* What you will do *
In the records below, begin at the line that has "Output the web" and stop after the line that has "const TICK = '#b4b4b4';"; quote those lines verbatim and nothing more.

Source records
■ ■ ■
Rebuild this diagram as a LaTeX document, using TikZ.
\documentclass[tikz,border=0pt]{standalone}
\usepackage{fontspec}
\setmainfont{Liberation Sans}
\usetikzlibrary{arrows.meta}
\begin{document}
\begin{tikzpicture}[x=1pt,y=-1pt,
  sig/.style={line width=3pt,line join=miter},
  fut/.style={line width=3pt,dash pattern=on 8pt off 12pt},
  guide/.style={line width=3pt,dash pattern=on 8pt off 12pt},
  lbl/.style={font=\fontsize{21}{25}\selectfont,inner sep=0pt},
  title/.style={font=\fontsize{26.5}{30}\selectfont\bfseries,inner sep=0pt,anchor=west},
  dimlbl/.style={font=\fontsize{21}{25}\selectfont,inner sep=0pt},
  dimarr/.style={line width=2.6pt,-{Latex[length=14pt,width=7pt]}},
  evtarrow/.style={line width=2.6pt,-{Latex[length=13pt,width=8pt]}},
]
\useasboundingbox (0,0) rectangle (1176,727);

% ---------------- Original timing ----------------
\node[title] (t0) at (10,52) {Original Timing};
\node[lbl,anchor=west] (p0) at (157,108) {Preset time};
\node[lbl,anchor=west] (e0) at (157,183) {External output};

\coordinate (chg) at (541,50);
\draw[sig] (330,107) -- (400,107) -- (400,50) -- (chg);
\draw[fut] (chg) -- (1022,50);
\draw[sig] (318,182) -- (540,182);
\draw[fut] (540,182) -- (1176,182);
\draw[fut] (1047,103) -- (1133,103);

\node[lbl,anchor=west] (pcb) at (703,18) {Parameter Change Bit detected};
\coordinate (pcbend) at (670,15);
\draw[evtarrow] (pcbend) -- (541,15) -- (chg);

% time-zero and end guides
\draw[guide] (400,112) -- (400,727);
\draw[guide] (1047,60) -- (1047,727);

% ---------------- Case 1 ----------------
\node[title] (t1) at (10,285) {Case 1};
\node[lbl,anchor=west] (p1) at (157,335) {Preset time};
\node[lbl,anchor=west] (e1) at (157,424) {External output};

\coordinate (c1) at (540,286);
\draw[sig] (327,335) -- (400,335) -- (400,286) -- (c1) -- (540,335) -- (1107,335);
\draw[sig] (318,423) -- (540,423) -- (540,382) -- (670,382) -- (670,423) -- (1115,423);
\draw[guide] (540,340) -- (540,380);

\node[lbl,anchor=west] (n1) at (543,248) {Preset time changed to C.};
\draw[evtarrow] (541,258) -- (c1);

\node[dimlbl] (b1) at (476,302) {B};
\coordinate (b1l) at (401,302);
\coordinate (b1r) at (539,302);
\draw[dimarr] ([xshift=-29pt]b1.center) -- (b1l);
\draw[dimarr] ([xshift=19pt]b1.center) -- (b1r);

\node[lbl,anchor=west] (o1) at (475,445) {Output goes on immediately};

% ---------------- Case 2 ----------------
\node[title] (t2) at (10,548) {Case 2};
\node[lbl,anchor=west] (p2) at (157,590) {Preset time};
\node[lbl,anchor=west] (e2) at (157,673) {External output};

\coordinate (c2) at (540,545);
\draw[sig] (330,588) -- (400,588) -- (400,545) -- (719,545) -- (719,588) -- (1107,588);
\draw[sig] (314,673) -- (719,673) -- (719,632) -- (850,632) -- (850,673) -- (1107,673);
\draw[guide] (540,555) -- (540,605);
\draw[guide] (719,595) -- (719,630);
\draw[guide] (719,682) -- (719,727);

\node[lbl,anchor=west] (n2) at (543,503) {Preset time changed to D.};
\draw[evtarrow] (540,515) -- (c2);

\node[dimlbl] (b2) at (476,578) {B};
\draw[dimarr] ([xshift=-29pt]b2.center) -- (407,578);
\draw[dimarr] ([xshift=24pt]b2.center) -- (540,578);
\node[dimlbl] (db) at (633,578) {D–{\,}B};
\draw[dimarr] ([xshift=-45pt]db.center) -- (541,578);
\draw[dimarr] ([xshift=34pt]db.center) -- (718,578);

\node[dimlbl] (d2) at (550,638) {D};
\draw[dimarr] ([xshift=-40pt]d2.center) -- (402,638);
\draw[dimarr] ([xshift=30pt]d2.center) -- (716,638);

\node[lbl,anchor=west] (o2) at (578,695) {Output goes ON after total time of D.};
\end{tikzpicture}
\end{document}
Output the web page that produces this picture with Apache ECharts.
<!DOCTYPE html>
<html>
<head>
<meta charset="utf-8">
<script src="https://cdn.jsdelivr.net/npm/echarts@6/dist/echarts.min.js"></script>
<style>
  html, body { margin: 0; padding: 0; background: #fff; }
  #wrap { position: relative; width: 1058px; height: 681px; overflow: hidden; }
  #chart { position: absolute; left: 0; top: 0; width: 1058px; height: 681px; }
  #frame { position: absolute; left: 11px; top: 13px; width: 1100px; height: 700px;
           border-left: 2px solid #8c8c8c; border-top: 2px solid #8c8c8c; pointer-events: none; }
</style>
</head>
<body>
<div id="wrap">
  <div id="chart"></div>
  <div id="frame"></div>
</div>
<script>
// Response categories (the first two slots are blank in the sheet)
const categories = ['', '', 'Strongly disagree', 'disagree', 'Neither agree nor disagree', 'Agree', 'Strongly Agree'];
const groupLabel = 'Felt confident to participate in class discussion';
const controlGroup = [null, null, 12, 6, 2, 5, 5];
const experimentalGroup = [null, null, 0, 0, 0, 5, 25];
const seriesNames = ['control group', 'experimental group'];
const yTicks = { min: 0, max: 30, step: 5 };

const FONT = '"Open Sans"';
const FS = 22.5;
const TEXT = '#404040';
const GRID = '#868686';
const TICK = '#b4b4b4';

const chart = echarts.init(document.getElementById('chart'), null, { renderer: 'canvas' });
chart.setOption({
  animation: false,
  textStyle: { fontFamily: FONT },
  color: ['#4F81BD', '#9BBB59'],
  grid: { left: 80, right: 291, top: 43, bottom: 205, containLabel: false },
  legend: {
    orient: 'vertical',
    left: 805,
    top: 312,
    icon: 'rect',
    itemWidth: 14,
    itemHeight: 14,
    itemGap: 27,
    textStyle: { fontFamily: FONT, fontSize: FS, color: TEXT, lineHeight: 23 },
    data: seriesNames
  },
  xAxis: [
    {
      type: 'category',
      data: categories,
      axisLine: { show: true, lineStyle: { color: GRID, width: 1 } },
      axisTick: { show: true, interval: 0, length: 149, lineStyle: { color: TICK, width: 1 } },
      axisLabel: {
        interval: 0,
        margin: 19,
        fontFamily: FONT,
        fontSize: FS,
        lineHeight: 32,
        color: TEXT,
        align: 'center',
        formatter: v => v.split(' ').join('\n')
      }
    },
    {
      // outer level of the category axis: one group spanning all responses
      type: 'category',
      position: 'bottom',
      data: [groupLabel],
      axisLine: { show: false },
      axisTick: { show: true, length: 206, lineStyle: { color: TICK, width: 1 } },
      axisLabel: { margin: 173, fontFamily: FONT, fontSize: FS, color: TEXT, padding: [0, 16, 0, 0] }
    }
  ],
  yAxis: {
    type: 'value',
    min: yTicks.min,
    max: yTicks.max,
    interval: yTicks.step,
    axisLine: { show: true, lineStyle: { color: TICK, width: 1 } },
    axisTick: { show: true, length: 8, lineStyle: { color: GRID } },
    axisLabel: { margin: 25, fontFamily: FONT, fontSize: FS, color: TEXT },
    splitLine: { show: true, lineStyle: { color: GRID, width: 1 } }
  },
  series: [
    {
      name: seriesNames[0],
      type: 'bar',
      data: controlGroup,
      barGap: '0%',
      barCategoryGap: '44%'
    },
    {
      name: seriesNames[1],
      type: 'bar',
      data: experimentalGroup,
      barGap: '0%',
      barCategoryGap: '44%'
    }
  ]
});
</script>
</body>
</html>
■ ■ ■
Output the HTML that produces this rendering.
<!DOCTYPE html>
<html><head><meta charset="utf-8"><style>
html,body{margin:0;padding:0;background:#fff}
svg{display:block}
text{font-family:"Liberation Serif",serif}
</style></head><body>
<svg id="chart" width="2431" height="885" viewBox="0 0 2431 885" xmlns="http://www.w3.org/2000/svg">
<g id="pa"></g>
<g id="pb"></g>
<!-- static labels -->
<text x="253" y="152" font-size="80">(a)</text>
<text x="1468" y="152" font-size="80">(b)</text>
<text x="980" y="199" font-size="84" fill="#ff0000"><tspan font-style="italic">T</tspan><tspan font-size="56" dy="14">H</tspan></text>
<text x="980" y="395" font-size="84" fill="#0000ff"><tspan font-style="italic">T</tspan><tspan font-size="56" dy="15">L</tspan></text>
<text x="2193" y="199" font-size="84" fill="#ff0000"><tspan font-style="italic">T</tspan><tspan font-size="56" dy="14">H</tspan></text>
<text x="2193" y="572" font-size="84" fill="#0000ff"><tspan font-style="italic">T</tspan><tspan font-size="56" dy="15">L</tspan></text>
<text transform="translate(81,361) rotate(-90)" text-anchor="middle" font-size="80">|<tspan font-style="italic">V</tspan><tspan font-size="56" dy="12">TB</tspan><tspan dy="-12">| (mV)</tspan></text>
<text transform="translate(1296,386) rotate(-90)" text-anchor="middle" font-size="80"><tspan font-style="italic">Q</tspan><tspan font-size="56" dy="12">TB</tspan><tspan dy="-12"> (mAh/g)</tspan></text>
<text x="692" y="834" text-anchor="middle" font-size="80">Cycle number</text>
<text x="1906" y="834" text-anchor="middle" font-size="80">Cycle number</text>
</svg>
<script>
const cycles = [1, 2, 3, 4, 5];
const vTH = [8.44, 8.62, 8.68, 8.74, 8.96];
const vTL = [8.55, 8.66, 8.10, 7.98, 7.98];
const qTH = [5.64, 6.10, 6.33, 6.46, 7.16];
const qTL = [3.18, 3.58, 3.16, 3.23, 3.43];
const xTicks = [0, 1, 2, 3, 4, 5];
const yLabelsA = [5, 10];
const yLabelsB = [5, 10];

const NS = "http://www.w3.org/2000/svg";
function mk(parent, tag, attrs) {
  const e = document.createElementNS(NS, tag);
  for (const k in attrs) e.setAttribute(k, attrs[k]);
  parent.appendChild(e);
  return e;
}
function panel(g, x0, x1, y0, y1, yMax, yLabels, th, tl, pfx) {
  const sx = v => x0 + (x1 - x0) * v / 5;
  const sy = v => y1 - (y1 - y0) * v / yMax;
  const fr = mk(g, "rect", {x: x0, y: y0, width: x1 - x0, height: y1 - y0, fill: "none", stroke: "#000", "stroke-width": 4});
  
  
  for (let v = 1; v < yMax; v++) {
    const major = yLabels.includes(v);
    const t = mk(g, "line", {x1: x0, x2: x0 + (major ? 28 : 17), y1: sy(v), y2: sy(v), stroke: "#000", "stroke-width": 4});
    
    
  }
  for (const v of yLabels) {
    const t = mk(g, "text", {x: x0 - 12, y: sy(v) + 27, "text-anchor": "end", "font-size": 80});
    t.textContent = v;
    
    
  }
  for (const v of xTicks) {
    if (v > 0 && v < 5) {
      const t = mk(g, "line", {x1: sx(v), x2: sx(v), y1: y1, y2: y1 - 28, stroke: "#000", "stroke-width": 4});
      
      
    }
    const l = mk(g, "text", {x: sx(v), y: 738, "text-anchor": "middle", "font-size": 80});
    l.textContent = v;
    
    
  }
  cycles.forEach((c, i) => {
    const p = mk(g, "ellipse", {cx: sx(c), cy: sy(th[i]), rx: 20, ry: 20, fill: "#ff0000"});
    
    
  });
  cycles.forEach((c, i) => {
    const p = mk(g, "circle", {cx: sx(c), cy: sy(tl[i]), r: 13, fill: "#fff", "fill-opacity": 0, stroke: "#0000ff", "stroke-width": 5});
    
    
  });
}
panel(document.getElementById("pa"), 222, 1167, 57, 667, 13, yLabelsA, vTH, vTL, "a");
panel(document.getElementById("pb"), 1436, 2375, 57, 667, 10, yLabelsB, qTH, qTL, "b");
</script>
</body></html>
■ ■ ■
* Right answer *
Output the web page that produces this picture with Apache ECharts.
<!DOCTYPE html>
<html>
<head>
<meta charset="utf-8">
<script src="https://cdn.jsdelivr.net/npm/echarts@6/dist/echarts.min.js"></script>
<style>
  html, body { margin: 0; padding: 0; background: #fff; }
  #wrap { position: relative; width: 1058px; height: 681px; overflow: hidden; }
  #chart { position: absolute; left: 0; top: 0; width: 1058px; height: 681px; }
  #frame { position: absolute; left: 11px; top: 13px; width: 1100px; height: 700px;
           border-left: 2px solid #8c8c8c; border-top: 2px solid #8c8c8c; pointer-events: none; }
</style>
</head>
<body>
<div id="wrap">
  <div id="chart"></div>
  <div id="frame"></div>
</div>
<script>
// Response categories (the first two slots are blank in the sheet)
const categories = ['', '', 'Strongly disagree', 'disagree', 'Neither agree nor disagree', 'Agree', 'Strongly Agree'];
const groupLabel = 'Felt confident to participate in class discussion';
const controlGroup = [null, null, 12, 6, 2, 5, 5];
const experimentalGroup = [null, null, 0, 0, 0, 5, 25];
const seriesNames = ['control group', 'experimental group'];
const yTicks = { min: 0, max: 30, step: 5 };

const FONT = '"Open Sans"';
const FS = 22.5;
const TEXT = '#404040';
const GRID = '#868686';
const TICK = '#b4b4b4';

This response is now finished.